▶ **Data**:
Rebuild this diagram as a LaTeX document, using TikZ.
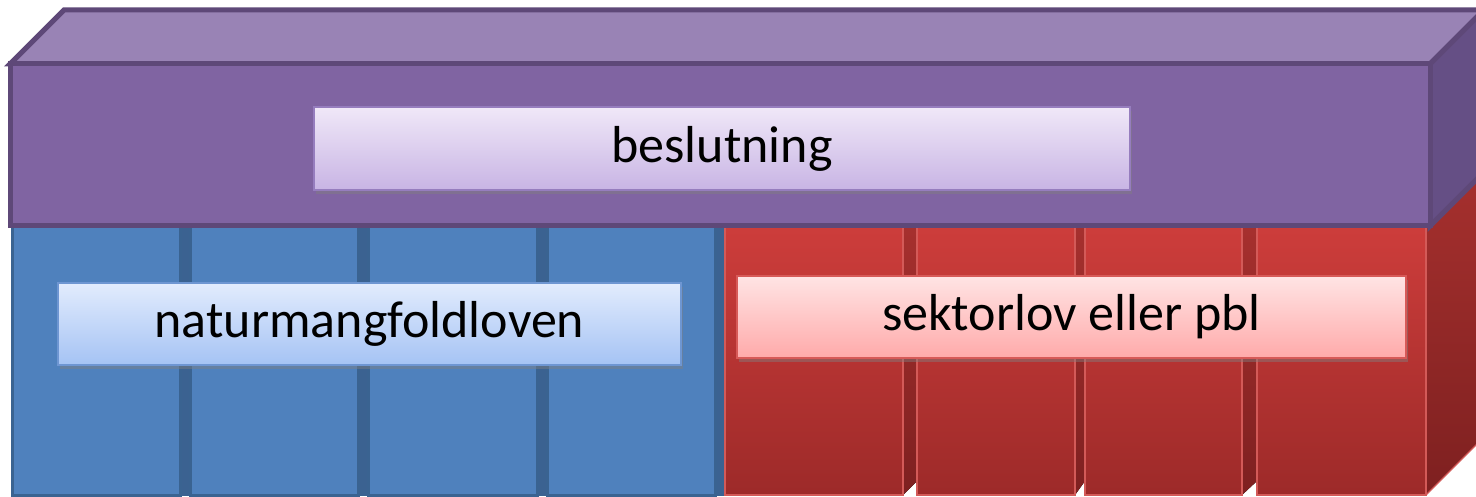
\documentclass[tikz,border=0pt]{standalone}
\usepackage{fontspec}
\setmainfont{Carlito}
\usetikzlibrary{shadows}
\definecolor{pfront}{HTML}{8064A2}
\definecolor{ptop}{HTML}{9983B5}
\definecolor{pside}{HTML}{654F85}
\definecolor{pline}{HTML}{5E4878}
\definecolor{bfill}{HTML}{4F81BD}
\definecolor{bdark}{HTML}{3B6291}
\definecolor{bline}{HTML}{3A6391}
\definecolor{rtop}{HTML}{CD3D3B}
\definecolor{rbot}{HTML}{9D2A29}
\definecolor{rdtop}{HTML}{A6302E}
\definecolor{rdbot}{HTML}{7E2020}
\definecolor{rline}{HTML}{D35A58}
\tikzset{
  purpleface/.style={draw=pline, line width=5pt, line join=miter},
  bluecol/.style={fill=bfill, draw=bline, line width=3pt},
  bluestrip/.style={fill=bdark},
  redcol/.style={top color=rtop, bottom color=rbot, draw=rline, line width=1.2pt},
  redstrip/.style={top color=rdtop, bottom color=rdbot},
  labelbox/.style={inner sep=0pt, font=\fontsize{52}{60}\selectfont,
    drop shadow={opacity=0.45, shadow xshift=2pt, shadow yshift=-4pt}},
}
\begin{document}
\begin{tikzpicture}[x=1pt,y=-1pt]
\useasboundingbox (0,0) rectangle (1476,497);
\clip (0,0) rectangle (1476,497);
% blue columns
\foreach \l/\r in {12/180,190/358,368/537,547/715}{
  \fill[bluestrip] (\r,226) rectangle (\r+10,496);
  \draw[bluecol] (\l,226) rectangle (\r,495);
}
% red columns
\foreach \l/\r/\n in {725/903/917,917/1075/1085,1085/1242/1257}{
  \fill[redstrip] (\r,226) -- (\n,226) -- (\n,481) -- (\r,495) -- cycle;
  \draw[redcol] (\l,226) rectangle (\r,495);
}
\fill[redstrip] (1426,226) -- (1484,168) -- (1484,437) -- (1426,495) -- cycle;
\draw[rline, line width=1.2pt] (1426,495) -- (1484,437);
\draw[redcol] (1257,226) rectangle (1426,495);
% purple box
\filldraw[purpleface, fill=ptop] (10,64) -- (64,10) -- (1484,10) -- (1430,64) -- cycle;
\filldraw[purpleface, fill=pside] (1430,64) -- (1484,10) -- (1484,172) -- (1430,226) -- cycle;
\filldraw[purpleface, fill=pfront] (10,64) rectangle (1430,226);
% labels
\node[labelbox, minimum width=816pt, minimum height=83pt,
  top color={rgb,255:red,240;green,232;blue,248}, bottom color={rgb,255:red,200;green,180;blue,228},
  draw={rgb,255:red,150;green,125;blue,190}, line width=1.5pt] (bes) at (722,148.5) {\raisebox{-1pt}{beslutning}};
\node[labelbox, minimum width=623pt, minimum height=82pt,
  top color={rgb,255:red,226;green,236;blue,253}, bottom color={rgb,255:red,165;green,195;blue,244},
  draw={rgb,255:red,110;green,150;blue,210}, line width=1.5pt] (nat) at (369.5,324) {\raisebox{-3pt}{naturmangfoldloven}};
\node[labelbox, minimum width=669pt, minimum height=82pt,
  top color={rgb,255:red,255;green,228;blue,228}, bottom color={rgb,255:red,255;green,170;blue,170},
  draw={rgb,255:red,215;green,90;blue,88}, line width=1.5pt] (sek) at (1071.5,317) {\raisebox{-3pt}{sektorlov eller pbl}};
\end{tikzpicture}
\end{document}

▶ **What is asked**:
Omit the pictures, and quote the material above exactly as given.

▶ **Written response**:
Rebuild this diagram as a LaTeX document, using TikZ.
\documentclass[tikz,border=0pt]{standalone}
\usepackage{fontspec}
\setmainfont{Carlito}
\usetikzlibrary{shadows}
\definecolor{pfront}{HTML}{8064A2}
\definecolor{ptop}{HTML}{9983B5}
\definecolor{pside}{HTML}{654F85}
\definecolor{pline}{HTML}{5E4878}
\definecolor{bfill}{HTML}{4F81BD}
\definecolor{bdark}{HTML}{3B6291}
\definecolor{bline}{HTML}{3A6391}
\definecolor{rtop}{HTML}{CD3D3B}
\definecolor{rbot}{HTML}{9D2A29}
\definecolor{rdtop}{HTML}{A6302E}
\definecolor{rdbot}{HTML}{7E2020}
\definecolor{rline}{HTML}{D35A58}
\tikzset{
  purpleface/.style={draw=pline, line width=5pt, line join=miter},
  bluecol/.style={fill=bfill, draw=bline, line width=3pt},
  bluestrip/.style={fill=bdark},
  redcol/.style={top color=rtop, bottom color=rbot, draw=rline, line width=1.2pt},
  redstrip/.style={top color=rdtop, bottom color=rdbot},
  labelbox/.style={inner sep=0pt, font=\fontsize{52}{60}\selectfont,
    drop shadow={opacity=0.45, shadow xshift=2pt, shadow yshift=-4pt}},
}
\begin{document}
\begin{tikzpicture}[x=1pt,y=-1pt]
\useasboundingbox (0,0) rectangle (1476,497);
\clip (0,0) rectangle (1476,497);
% blue columns
\foreach \l/\r in {12/180,190/358,368/537,547/715}{
  \fill[bluestrip] (\r,226) rectangle (\r+10,496);
  \draw[bluecol] (\l,226) rectangle (\r,495);
}
% red columns
\foreach \l/\r/\n in {725/903/917,917/1075/1085,1085/1242/1257}{
  \fill[redstrip] (\r,226) -- (\n,226) -- (\n,481) -- (\r,495) -- cycle;
  \draw[redcol] (\l,226) rectangle (\r,495);
}
\fill[redstrip] (1426,226) -- (1484,168) -- (1484,437) -- (1426,495) -- cycle;
\draw[rline, line width=1.2pt] (1426,495) -- (1484,437);
\draw[redcol] (1257,226) rectangle (1426,495);
% purple box
\filldraw[purpleface, fill=ptop] (10,64) -- (64,10) -- (1484,10) -- (1430,64) -- cycle;
\filldraw[purpleface, fill=pside] (1430,64) -- (1484,10) -- (1484,172) -- (1430,226) -- cycle;
\filldraw[purpleface, fill=pfront] (10,64) rectangle (1430,226);
% labels
\node[labelbox, minimum width=816pt, minimum height=83pt,
  top color={rgb,255:red,240;green,232;blue,248}, bottom color={rgb,255:red,200;green,180;blue,228},
  draw={rgb,255:red,150;green,125;blue,190}, line width=1.5pt] (bes) at (722,148.5) {\raisebox{-1pt}{beslutning}};
\node[labelbox, minimum width=623pt, minimum height=82pt,
  top color={rgb,255:red,226;green,236;blue,253}, bottom color={rgb,255:red,165;green,195;blue,244},
  draw={rgb,255:red,110;green,150;blue,210}, line width=1.5pt] (nat) at (369.5,324) {\raisebox{-3pt}{naturmangfoldloven}};
\node[labelbox, minimum width=669pt, minimum height=82pt,
  top color={rgb,255:red,255;green,228;blue,228}, bottom color={rgb,255:red,255;green,170;blue,170},
  draw={rgb,255:red,215;green,90;blue,88}, line width=1.5pt] (sek) at (1071.5,317) {\raisebox{-3pt}{sektorlov eller pbl}};
\end{tikzpicture}
\end{document}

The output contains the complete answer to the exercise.